FY2024 Q2 (January-March 2024) EB-5 Form Data Update

Today USCIS published form receipt and processing data for FY2024 Q2 (January to March 2024) on the USCIS Immigration and Citizenship Data page. I’ve updated my Processing Data page with all the FY24 Q2 EB-5 numbers, and provide charts in this post to highlight the big news.

New EB-5 filings skyrocketed in January to March 2024. Meanwhile, IPO took a large bite out of the EB-5 backlog with impressive productivity that recalls the good old days of 2018. We’re setting up for a busy and crowded time at the EB-5 visa windows in 2025 and beyond.  (In other news, I’ve also updated my data repository with key visa-stage EB-5 numbers shared by Department of State at the IIUSA conference last month, to be discussed further in forthcoming articles. See IIUSA’s conference slides and a nice follow-up analysis by Lee Li that gives further detail and clarification.)
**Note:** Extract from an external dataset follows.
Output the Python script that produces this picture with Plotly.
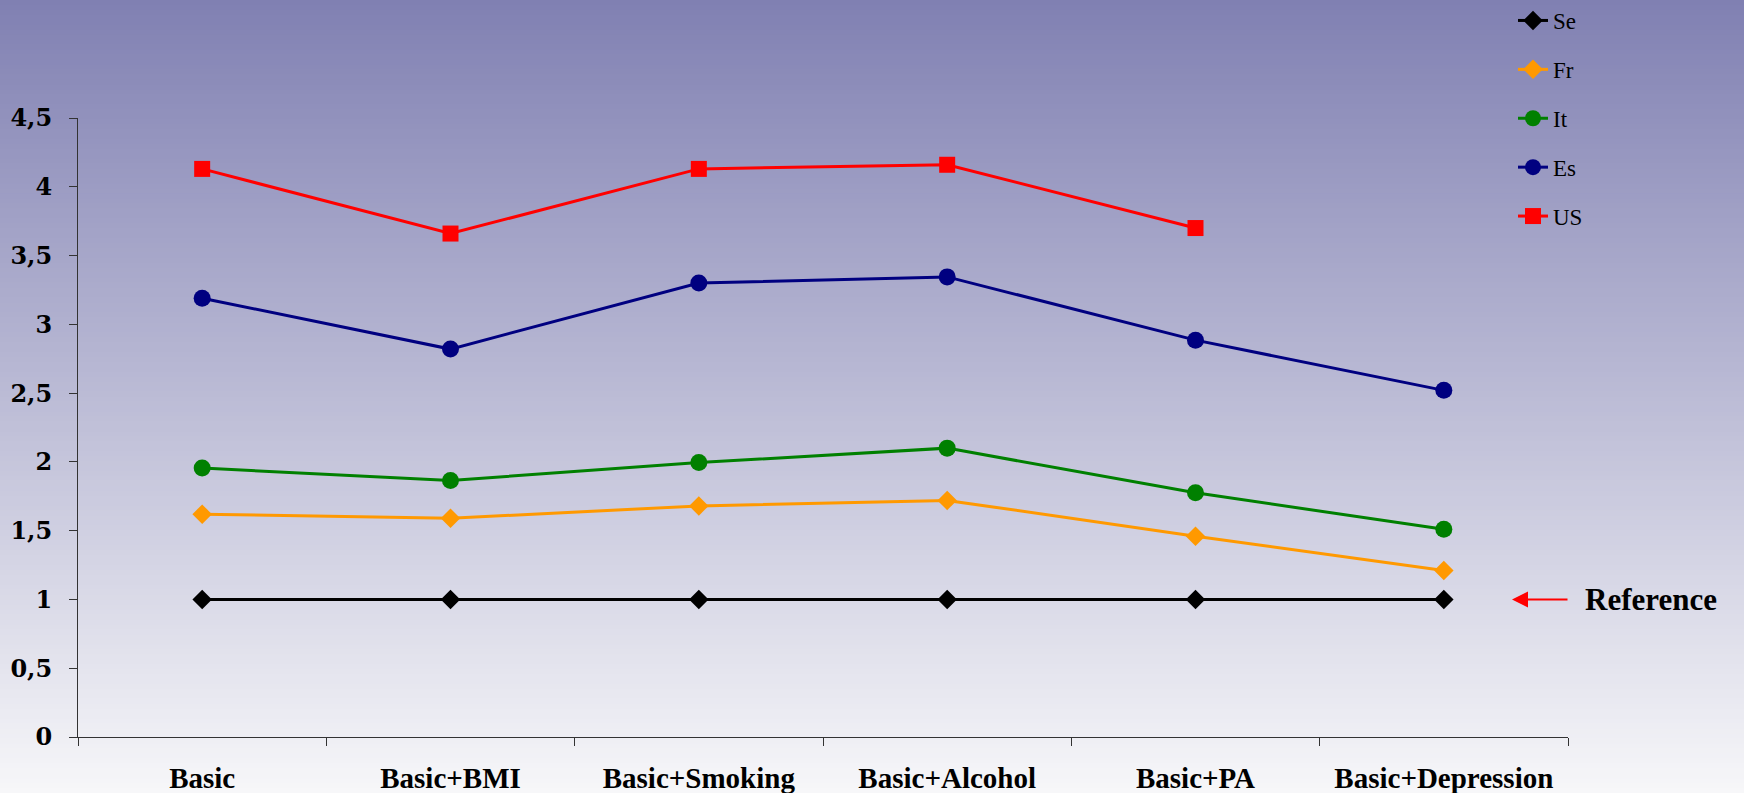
import plotly.graph_objects as go

# Model variants along the x axis
categories = ["Basic", "Basic+BMI", "Basic+Smoking", "Basic+Alcohol", "Basic+PA", "Basic+Depression"]

# Values per country (Se is the reference group = 1)
se = [1.0, 1.0, 1.0, 1.0, 1.0, 1.0]
fr = [1.62, 1.59, 1.68, 1.72, 1.46, 1.21]
it = [1.955, 1.865, 1.995, 2.10, 1.775, 1.51]
es = [3.19, 2.82, 3.30, 3.345, 2.885, 2.52]
us = [4.13, 3.66, 4.13, 4.16, 3.70, None]

y_ticks = [0, 0.5, 1, 1.5, 2, 2.5, 3, 3.5, 4, 4.5]

series = [
    ("Se", se, "#000000", "diamond", 15),
    ("Fr", fr, "#FF9900", "diamond", 15),
    ("It", it, "#008000", "circle", 17),
    ("Es", es, "#000080", "circle", 17),
    ("US", us, "#FF0000", "square", 16),
]

fig = go.Figure()
for name, vals, color, symbol, size in series:
    fig.add_trace(go.Scatter(
        x=categories, y=vals, name=name, legendgroup=name,
        mode="lines+markers",
        line=dict(color=color, width=3),
        marker=dict(symbol=symbol, size=size, color=color),
        connectgaps=False,
    ))

# Vertical background gradient built from thin bands
W, H = 1744, 793
L, R, T, B = 78, 176, 118, 56
pw, ph = W - L - R, H - T - B
top_rgb = (128, 128, 178)
bot_rgb = (247, 247, 249)
n = 160
shapes = []
for i in range(n):
    f0 = i / n
    f1 = (i + 1) / n
    c = tuple(round(top_rgb[k] + (bot_rgb[k] - top_rgb[k]) * (f0 + f1) / 2) for k in range(3))
    py0 = f0 * H - (20 if i == 0 else 0)
    py1 = f1 * H + (20 if i == n - 1 else 2)
    shapes.append(dict(
        type="rect", xref="paper", yref="paper", layer="below",
        x0=(0 - L) / pw - 0.02, x1=(W - L) / pw + 0.02,
        y0=(H - B - py1) / ph, y1=(H - B - py0) / ph,
        fillcolor="rgb(%d,%d,%d)" % c, line=dict(width=0),
    ))

fig.update_layout(
    width=W, height=H,
    margin=dict(l=L, r=R, t=T, b=B, autoexpand=False),
    paper_bgcolor="rgb(247,247,249)",
    plot_bgcolor="rgba(0,0,0,0)",
    separators=", ",
    shapes=shapes,
    showlegend=True,
    legend=dict(
        x=(1513 - L) / pw, xanchor="left",
        y=(H - B + 1) / ph, yanchor="top",
        bgcolor="rgba(0,0,0,0)",
        font=dict(family="Liberation Serif", size=23, color="#000000"),
        tracegroupgap=16,
        traceorder="grouped",
    ),
    xaxis=dict(
        type="category", range=[-0.5, 5.5], automargin=False,
        showgrid=False, zeroline=False,
        showline=True, linecolor="#333333", linewidth=1,
        ticks="outside", ticklen=8, tickcolor="#333333", tickson="boundaries",
        tickfont=dict(family="Liberation Serif", size=29, color="#000000", weight="bold"),
        ticklabelstandoff=15,
    ),
    yaxis=dict(
        range=[0, 4.5], tickvals=y_ticks, automargin=False,
        showgrid=False, zeroline=False,
        showline=True, linecolor="#333333", linewidth=1,
        ticks="outside", ticklen=8, tickcolor="#333333",
        tickfont=dict(family="DejaVu Serif", size=24, color="#000000", weight="bold"),
        ticklabelstandoff=12,
    ),
    annotations=[
        dict(
            xref="paper", yref="y", x=(1512 - L) / pw, y=1,
            ax=57, ay=0, axref="pixel", ayref="pixel",
            text="", showarrow=True, arrowhead=2, arrowsize=1.6,
            arrowwidth=2, arrowcolor="#FF0000",
        ),
        dict(
            xref="paper", yref="y", x=(1583 - L) / pw, y=1,
            xanchor="left", yanchor="middle", showarrow=False,
            text="<b>Reference</b>",
            font=dict(family="Liberation Serif", size=31, color="#000000"),
        ),
    ],
)

fig.write_html("out.html")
Post-RIA I-526 and I-526E Receipt Trend

USCIS reports that a whopping 1,810 I-526E and 69 I-526 were filed last quarter.

Counting up the quarterly reports from April 2022 (following the passage of RIA) to March 2024, we can see that USCIS has reported a cumulative total  5,344 post-RIA I-526 and I-526E filed, and 429 processed. (As a side note, the cumulative count conflicts with the FY24 Q2 period-end pending count. In the past, I’ve noted that the pending number ends up skewed after filing surges – I guess because last-minute end-of period receipts get counted as receipts in the period but only added to pending in the next period.)

In context, since RIA passed two years ago, EB-5 investors have brought at least 5,344*$800,000=$4.275 billion dollars into the U.S. economy. This investment was incentivized by the hope that approximately 5,344/.35=15,000ish visas will be available to these investors plus their spouses and children. (35% is an historical average of principals in EB-5 visas issued.) The number of post-RIA applicants who actually make it to an EB-5 visa will likely be significantly smaller due to country-specific variation and attrition, but the size of the upfront hope is impressive and sobering. Congress has not set aside sufficient annual visa numbers for this level of willingness to invest in economic growth and job creation. We don’t yet know how all I-526E filings break down by country or TEA category (AIIA has another FOIA request in progress for numbers since since November 2023), but this is a lot of prospective EB-5 visa applicants to fit in any lane, including Unreserved given the pre-RIA backlog. EB-5 visa advocacy should already be an urgent priority.

IPO Processing Productivity

As I’ve been reporting based on unofficially obtained data, IPO has made a quantum leap in processing productivity.  The first chart illustrates recent processing volume in historical context. The second chart compares FY24 Q4 processing productivity against the size of the backlog for select EB-5 forms. If IPO keeps processing at this rate, the pre-RIA I-526 and I-829 backlogs at USCIS will be gone within 12 months. And then adjudicators currently proving ability to turn out thousands of decisions per quarter will be able to shift focus and make quick work of the post-RIA inventory and incoming receipts. IPO still hasn’t published the RIA-required timely processing fee study, but even better it has gotten on track to actually realize the RIA timely processing goals in the foreseeable future.

About Suzanne (www.lucidtext.com)
Suzanne Lazicki is a business plan writer, EB-5 expert, and founder of Lucid Professional Writing. Contact me at suzanne@lucidtext.com (626) 660-4030.

3 Responses to FY2024 Q2 (January-March 2024) EB-5 Form Data Update

  1. Rahul Chadha says:

    is there any status on the 485 processing..should an application made in June’22 have been processed by now..

  2. TJ says:

    Any interesting I-829 RFEs or NOIDs recently? Any cases related to source of funds, redeployment, etc.?

  3. Angiolina Galluccio says:

    Would be great if the waiting time for family petition that was approved almost five years ago, can move forward to allow the change the status of a person who is in the a son of an American citizen and is the country under a student visa. If this doesn’t happens that sibling must leave the country soon. The waiting time is too long. The approval took almost two years, and almost five years have passed after the petition was approved. Instead of bringing new people to the country, why is it that the government don’t move these visas for those who are children of American citizens and havebeen waiting for so long, mainly if we have invested in their education in this country, paying huge amount of money in college?